A cet endroit, loin des stations service et des mécaniciens, la batterie de notre véhicule tombe en panne. Par chance, une personne est prête à nous aider et accepte de nous prêter la sienne pour que nous puissions rejoindre Salto de Agua, l’endroit le plus proche pour en acheter une nouvelle.
De retour aux basses terres de Tila, nous sommes invités à la célébration de l’anniversaire du retour des déplacés Cruz Palenque. Un matin d’août 97, des hommes armés ont fait irruption dans la communauté et ont attaqué les maisons de ceux qui ne voulaient pas collaborer avec le gouvernement. Un homme fut assassiné et les autres ont réussi à s’enfuir avec leurs familles et à se réfugier dans d’autres communautés. Les habitants membres de Paix et justice furent poussés à voler le bétail des déplacés. Plus tard, ils se sont rendus compte de leur erreur et ont chercher à se réconcilier avec les déplacés qui sont finalement retournées chez eux. Ce jour-là on fêtait les quatre ans de leur retour.
Mais la guerre n’est pas terminée. Les gens nous parlent d’un nouvel assassinat commis la veille. Apparemment, la victime, assassinée dans son champ de maïs, était un partisan du PRI qui participait dans un processus de réconciliation avec l’église de Tila. On peut sentir la tension dans les communautés voisines. Ils nous disent aussi que ces derniers temps, ils ont vu des hommes provenant d’autres communautés du PRI. Il y a beaucoup de cas de meurtres non éclaircis dans ces communautés et les victimes proviennent de tous les groupes.
Nous devions ensuite présenter nos marionnettes à Nuevo Limar, une communauté fortement divisée, majoritairement du PRI, où il y a une base militaire. D’autres personnes, qui avouent se sentir menacées à nouveau, nous recommandent de ne pas présenter le spectacle sur la place comme nous l’avions pensé par peur des représailles. Finalement nous décidons de le présenter devant la maison de l’un d’eux.

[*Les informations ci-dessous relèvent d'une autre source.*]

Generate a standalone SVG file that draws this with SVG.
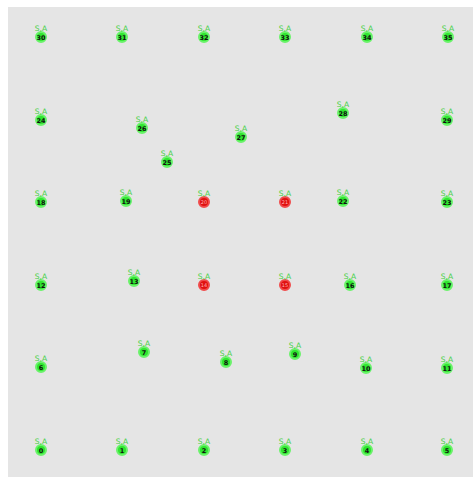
<svg xmlns="http://www.w3.org/2000/svg" width="473" height="477" viewBox="0 0 473 477">
<style>
.n{fill:#2ee62e;stroke:#6af26a;stroke-width:2}
.r{fill:#e01010;stroke:#f04a4a;stroke-width:2}
.t{font-family:"DejaVu Sans",sans-serif;font-size:6.5px;font-weight:bold;fill:#111;text-anchor:middle}
.tr{font-family:"DejaVu Sans",sans-serif;font-size:5px;fill:#ffb0b0;text-anchor:middle}
.l{font-family:"DejaVu Sans",sans-serif;font-size:7.5px;fill:#44d044;text-anchor:middle}
</style>
<rect x="0" y="0" width="473" height="477" fill="#ffffff"/>
<rect x="8" y="7" width="465" height="470" fill="#e5e5e5"/>
<g id="connectors"></g>
<g id="n30"><circle class="n" cx="41" cy="37" r="5"/><text class="l" x="41" y="31">S,A</text><text class="t" x="41" y="39.5">30</text></g>
<g id="n31"><circle class="n" cx="122" cy="37" r="5"/><text class="l" x="122" y="31">S,A</text><text class="t" x="122" y="39.5">31</text></g>
<g id="n32"><circle class="n" cx="204" cy="37" r="5"/><text class="l" x="204" y="31">S,A</text><text class="t" x="204" y="39.5">32</text></g>
<g id="n33"><circle class="n" cx="285" cy="37" r="5"/><text class="l" x="285" y="31">S,A</text><text class="t" x="285" y="39.5">33</text></g>
<g id="n34"><circle class="n" cx="367" cy="37" r="5"/><text class="l" x="367" y="31">S,A</text><text class="t" x="367" y="39.5">34</text></g>
<g id="n35"><circle class="n" cx="448" cy="37" r="5"/><text class="l" x="448" y="31">S,A</text><text class="t" x="448" y="39.5">35</text></g>
<g id="n24"><circle class="n" cx="41" cy="120" r="5"/><text class="l" x="41" y="114">S,A</text><text class="t" x="41" y="122.5">24</text></g>
<g id="n26"><circle class="n" cx="142" cy="128" r="5"/><text class="l" x="142" y="122">S,A</text><text class="t" x="142" y="130.5">26</text></g>
<g id="n27"><circle class="n" cx="241" cy="137" r="5"/><text class="l" x="241" y="131">S,A</text><text class="t" x="241" y="139.5">27</text></g>
<g id="n28"><circle class="n" cx="343" cy="113" r="5"/><text class="l" x="343" y="107">S,A</text><text class="t" x="343" y="115.5">28</text></g>
<g id="n29"><circle class="n" cx="447" cy="120" r="5"/><text class="l" x="447" y="114">S,A</text><text class="t" x="447" y="122.5">29</text></g>
<g id="n25"><circle class="n" cx="167" cy="162" r="5"/><text class="l" x="167" y="156">S,A</text><text class="t" x="167" y="164.5">25</text></g>
<g id="n18"><circle class="n" cx="41" cy="202" r="5"/><text class="l" x="41" y="196">S,A</text><text class="t" x="41" y="204.5">18</text></g>
<g id="n19"><circle class="n" cx="126" cy="201" r="5"/><text class="l" x="126" y="195">S,A</text><text class="t" x="126" y="203.5">19</text></g>
<g id="n20"><circle class="r" cx="204" cy="202" r="5"/><text class="l" x="204" y="196">S,A</text><text class="tr" x="204" y="204">20</text></g>
<g id="n21"><circle class="r" cx="285" cy="202" r="5"/><text class="l" x="285" y="196">S,A</text><text class="tr" x="285" y="204">21</text></g>
<g id="n22"><circle class="n" cx="343" cy="201" r="5"/><text class="l" x="343" y="195">S,A</text><text class="t" x="343" y="203.5">22</text></g>
<g id="n23"><circle class="n" cx="447" cy="202" r="5"/><text class="l" x="447" y="196">S,A</text><text class="t" x="447" y="204.5">23</text></g>
<g id="n12"><circle class="n" cx="41" cy="285" r="5"/><text class="l" x="41" y="279">S,A</text><text class="t" x="41" y="287.5">12</text></g>
<g id="n13"><circle class="n" cx="134" cy="281" r="5"/><text class="l" x="134" y="275">S,A</text><text class="t" x="134" y="283.5">13</text></g>
<g id="n14"><circle class="r" cx="204" cy="285" r="5"/><text class="l" x="204" y="279">S,A</text><text class="tr" x="204" y="287">14</text></g>
<g id="n15"><circle class="r" cx="285" cy="285" r="5"/><text class="l" x="285" y="279">S,A</text><text class="tr" x="285" y="287">15</text></g>
<g id="n16"><circle class="n" cx="350" cy="285" r="5"/><text class="l" x="350" y="279">S,A</text><text class="t" x="350" y="287.5">16</text></g>
<g id="n17"><circle class="n" cx="447" cy="285" r="5"/><text class="l" x="447" y="279">S,A</text><text class="t" x="447" y="287.5">17</text></g>
<g id="n6"><circle class="n" cx="41" cy="367" r="5"/><text class="l" x="41" y="361">S,A</text><text class="t" x="41" y="369.5">6</text></g>
<g id="n7"><circle class="n" cx="144" cy="352" r="5"/><text class="l" x="144" y="346">S,A</text><text class="t" x="144" y="354.5">7</text></g>
<g id="n8"><circle class="n" cx="226" cy="362" r="5"/><text class="l" x="226" y="356">S,A</text><text class="t" x="226" y="364.5">8</text></g>
<g id="n9"><circle class="n" cx="295" cy="354" r="5"/><text class="l" x="295" y="348">S,A</text><text class="t" x="295" y="356.5">9</text></g>
<g id="n10"><circle class="n" cx="366" cy="368" r="5"/><text class="l" x="366" y="362">S,A</text><text class="t" x="366" y="370.5">10</text></g>
<g id="n11"><circle class="n" cx="447" cy="368" r="5"/><text class="l" x="447" y="362">S,A</text><text class="t" x="447" y="370.5">11</text></g>
<g id="n0"><circle class="n" cx="41" cy="450" r="5"/><text class="l" x="41" y="444">S,A</text><text class="t" x="41" y="452.5">0</text></g>
<g id="n1"><circle class="n" cx="122" cy="450" r="5"/><text class="l" x="122" y="444">S,A</text><text class="t" x="122" y="452.5">1</text></g>
<g id="n2"><circle class="n" cx="204" cy="450" r="5"/><text class="l" x="204" y="444">S,A</text><text class="t" x="204" y="452.5">2</text></g>
<g id="n3"><circle class="n" cx="285" cy="450" r="5"/><text class="l" x="285" y="444">S,A</text><text class="t" x="285" y="452.5">3</text></g>
<g id="n4"><circle class="n" cx="367" cy="450" r="5"/><text class="l" x="367" y="444">S,A</text><text class="t" x="367" y="452.5">4</text></g>
<g id="n5"><circle class="n" cx="447" cy="450" r="5"/><text class="l" x="447" y="444">S,A</text><text class="t" x="447" y="452.5">5</text></g>
</svg>
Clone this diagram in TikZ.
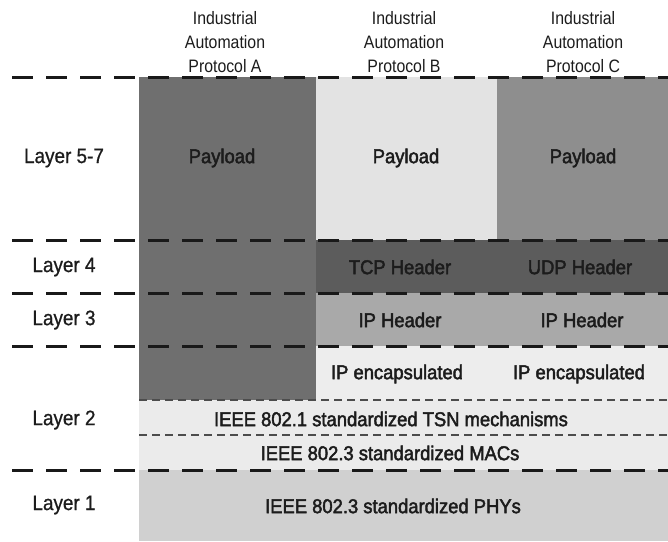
\documentclass[tikz,border=0pt]{standalone}
\usepackage{fontspec}
\setmainfont{Liberation Sans}
\newfontfamily\boxf{Liberation Sans}[FakeStretch=0.92,FakeBold=2.2]
\newfontfamily\layf{Liberation Sans}[FakeStretch=0.9,FakeBold=0.8]
\newfontfamily\hdrf{Liberation Sans}[FakeStretch=0.88]
\definecolor{colA}{HTML}{6F6F6F}
\definecolor{colPB}{HTML}{E3E3E3}
\definecolor{colPC}{HTML}{8E8E8E}
\definecolor{colHfour}{HTML}{5C5C5C}
\definecolor{colHthree}{HTML}{A9A9A9}
\definecolor{colEnc}{HTML}{EDEDED}
\definecolor{colLtwo}{HTML}{EBEBEB}
\definecolor{colPHY}{HTML}{D0D0D0}
\definecolor{txt}{HTML}{1C1C1C}
\begin{document}
\begin{tikzpicture}[x=1pt,y=-1pt,
  blk/.style={draw=none, inner sep=0pt, outer sep=0pt, anchor=north west},
  lbl/.style={font=\boxf\fontsize{20}{22}\selectfont, text=txt, inner sep=0pt},
  lay/.style={font=\layf\fontsize{21}{23}\selectfont, text=txt, inner sep=0pt},
  hdr/.style={font=\hdrf\fontsize{18}{24}\selectfont, align=center, text=txt, inner sep=0pt},
  septhick/.style={line width=3pt, dash pattern=on 21pt off 13pt, black!90},
  septhin/.style={line width=1.4pt, dash pattern=on 8pt off 5pt, black!70}]
\useasboundingbox[fill=white] (0,0) rectangle (668,541);

% blocks
\node[blk, fill=colA, minimum width=177pt, minimum height=323pt] (blockA) at (139,77) {};
\node[blk, fill=colPB, minimum width=181pt, minimum height=163pt] (payB) at (316,77) {};
\node[blk, fill=colPC, minimum width=171pt, minimum height=163pt] (payC) at (497,77) {};
\node[blk, fill=colHfour, minimum width=352pt, minimum height=53pt] (hfour) at (316,240) {};
\node[blk, fill=colHthree, minimum width=352pt, minimum height=53pt] (hthree) at (316,293) {};
\node[blk, fill=colEnc, minimum width=352pt, minimum height=54pt] (enc) at (316,346) {};
\node[blk, fill=colLtwo, minimum width=529pt, minimum height=35pt] (tsn) at (139,400) {};
\node[blk, fill=colLtwo, minimum width=529pt, minimum height=35pt] (mac) at (139,435) {};
\node[blk, fill=colPHY, minimum width=529pt, minimum height=71pt] (phy) at (139,470) {};

% separators
\coordinate (l77) at (12,77);   \coordinate (r77) at (668,77);
\coordinate (l240) at (12,240); \coordinate (r240) at (668,240);
\coordinate (l293) at (12,293); \coordinate (r293) at (668,293);
\coordinate (l346) at (12,346); \coordinate (r346) at (668,346);
\coordinate (l470) at (12,470); \coordinate (r470) at (668,470);
\coordinate (l400) at (139,400); \coordinate (r400) at (668,400);
\coordinate (l435) at (139,435); \coordinate (r435) at (668,435);
\draw[septhin] (l400) -- (r400);
\draw[septhin] (l435) -- (r435);
\draw[septhick] (l77) -- (r77);
\draw[septhick] (l240) -- (r240);
\draw[septhick] (l293) -- (r293);
\draw[septhick] (l346) -- (r346);
\draw[septhick] (l470) -- (r470);

% headers
\node[hdr] (hA) at (225,42) {Industrial\\Automation\\Protocol A};
\node[hdr] (hB) at (404,42) {Industrial\\Automation\\Protocol B};
\node[hdr] (hC) at (583,42) {Industrial\\Automation\\Protocol C};

% layer labels
\node[lay] (L57) at (64,158) {Layer 5-7};
\node[lay] (L4) at (64,267) {Layer 4};
\node[lay] (L3) at (64,320) {Layer 3};
\node[lay] (L2) at (64,420) {Layer 2};
\node[lay] (L1) at (64,505) {Layer 1};

% block texts
\node[lbl] (tPA) at (222,158) {Payload};
\node[lbl] (tPB) at (406,158) {Payload};
\node[lbl] (tPC) at (583,158) {Payload};
\node[lbl] (tTCP) at (400,267) {TCP Header};
\node[lbl] (tUDP) at (580,267) {UDP Header};
\node[lbl] (tIPa) at (400,320) {IP Header};
\node[lbl] (tIPb) at (582,320) {IP Header};
\node[lbl] (tEa) at (397,374) {IP encapsulated};
\node[lbl] (tEb) at (579,374) {IP encapsulated};
\node[lbl] (tTSN) at (391,419) {IEEE 802.1 standardized TSN mechanisms};
\node[lbl] (tMAC) at (390,453) {IEEE 802.3 standardized MACs};
\node[lbl] (tPHY) at (393,506) {IEEE 802.3 standardized PHYs};
\end{tikzpicture}
\end{document}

De manière significative, nous avons reçu la plus grande participation du public lors de cette dernière présentation. À nouveau, des personnes issues de tous les groupes politiques et religieux étaient présentes. Ils nous remercient pour la visite. Nous sentons que cela les anime.
Nous sommes rentrés à San Cristóbal le cœur content et avec l’envie de vite reprendre la route pour continuer à présenter notre spectacle de marionnettes.»